EXERCISE MATERIALS:
** START **

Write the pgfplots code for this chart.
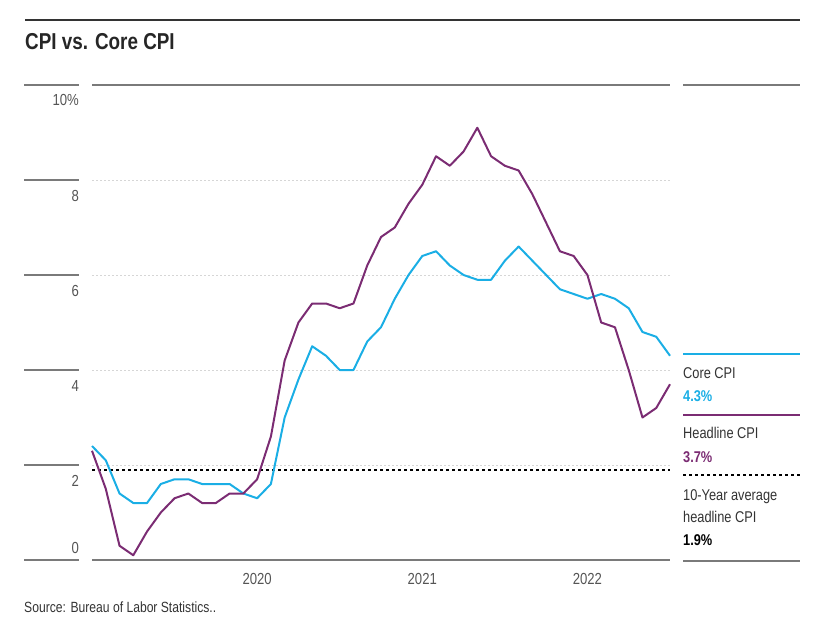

** END **
** START **

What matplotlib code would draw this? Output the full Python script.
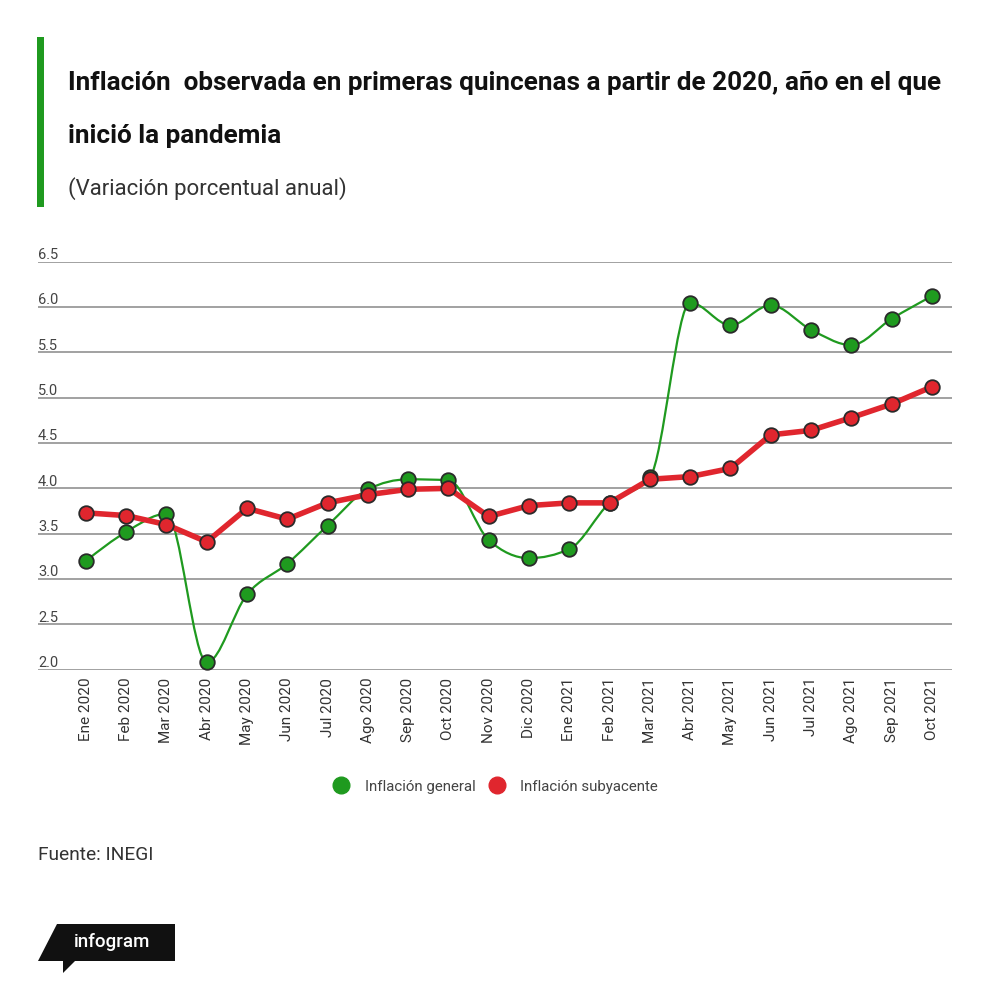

** END **
** START **

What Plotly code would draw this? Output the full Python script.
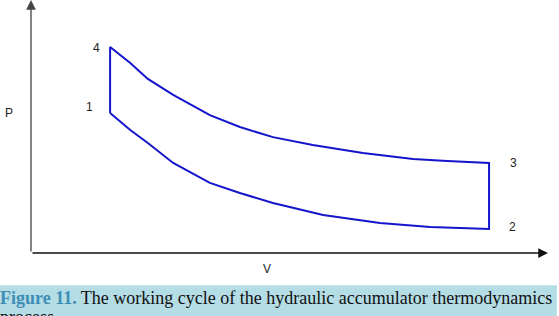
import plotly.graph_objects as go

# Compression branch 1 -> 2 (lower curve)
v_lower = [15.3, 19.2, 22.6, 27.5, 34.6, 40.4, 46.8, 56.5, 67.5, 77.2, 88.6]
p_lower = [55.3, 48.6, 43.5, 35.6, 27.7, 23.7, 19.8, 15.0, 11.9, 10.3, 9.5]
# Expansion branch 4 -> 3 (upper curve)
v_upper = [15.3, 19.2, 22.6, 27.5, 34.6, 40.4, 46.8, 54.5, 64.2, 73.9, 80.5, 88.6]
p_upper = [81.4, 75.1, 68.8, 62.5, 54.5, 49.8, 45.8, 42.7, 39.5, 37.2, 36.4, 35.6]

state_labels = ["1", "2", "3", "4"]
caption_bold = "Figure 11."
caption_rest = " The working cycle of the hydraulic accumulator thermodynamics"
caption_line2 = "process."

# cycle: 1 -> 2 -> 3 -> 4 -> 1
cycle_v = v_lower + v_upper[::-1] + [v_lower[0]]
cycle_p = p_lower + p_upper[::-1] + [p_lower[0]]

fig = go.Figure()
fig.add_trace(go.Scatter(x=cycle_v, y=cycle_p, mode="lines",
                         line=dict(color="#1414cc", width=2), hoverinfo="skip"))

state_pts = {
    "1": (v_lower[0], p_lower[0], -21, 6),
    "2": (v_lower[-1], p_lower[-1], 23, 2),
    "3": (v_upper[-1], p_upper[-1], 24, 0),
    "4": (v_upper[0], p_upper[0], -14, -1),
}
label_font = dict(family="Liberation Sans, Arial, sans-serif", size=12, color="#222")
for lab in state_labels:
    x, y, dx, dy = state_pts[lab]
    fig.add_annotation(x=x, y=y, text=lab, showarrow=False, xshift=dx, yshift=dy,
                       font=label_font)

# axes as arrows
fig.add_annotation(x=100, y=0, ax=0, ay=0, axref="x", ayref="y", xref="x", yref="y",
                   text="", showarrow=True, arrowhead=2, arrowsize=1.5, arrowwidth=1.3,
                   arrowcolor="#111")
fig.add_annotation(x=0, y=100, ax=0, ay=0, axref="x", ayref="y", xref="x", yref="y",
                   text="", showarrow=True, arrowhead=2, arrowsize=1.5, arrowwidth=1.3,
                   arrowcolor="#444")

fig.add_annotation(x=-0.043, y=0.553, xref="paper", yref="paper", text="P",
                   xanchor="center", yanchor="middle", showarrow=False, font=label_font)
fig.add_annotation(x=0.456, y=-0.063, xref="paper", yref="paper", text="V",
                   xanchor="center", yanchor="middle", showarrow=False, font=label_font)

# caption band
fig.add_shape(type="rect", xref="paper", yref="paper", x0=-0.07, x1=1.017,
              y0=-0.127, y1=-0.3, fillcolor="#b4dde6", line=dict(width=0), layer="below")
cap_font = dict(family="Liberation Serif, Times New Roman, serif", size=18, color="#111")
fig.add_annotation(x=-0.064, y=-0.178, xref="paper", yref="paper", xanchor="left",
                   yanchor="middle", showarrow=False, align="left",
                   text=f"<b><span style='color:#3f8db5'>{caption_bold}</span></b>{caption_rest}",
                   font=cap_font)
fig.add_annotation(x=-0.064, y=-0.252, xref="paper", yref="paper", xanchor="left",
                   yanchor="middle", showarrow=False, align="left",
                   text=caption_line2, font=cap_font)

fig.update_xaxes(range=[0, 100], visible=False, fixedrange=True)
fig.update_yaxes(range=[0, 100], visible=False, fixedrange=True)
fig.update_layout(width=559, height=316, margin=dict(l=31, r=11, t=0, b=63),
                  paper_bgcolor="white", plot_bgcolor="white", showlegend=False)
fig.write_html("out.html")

** END **

SET EXERCISE:
Quote the data above exactly from the line with "What Plotly code" to the line with "import plotly.graph_objects as go", both ends counted, and nothing else. Pictures don't go in.

WRITTEN RESPONSE:
What Plotly code would draw this? Output the full Python script.
import plotly.graph_objects as go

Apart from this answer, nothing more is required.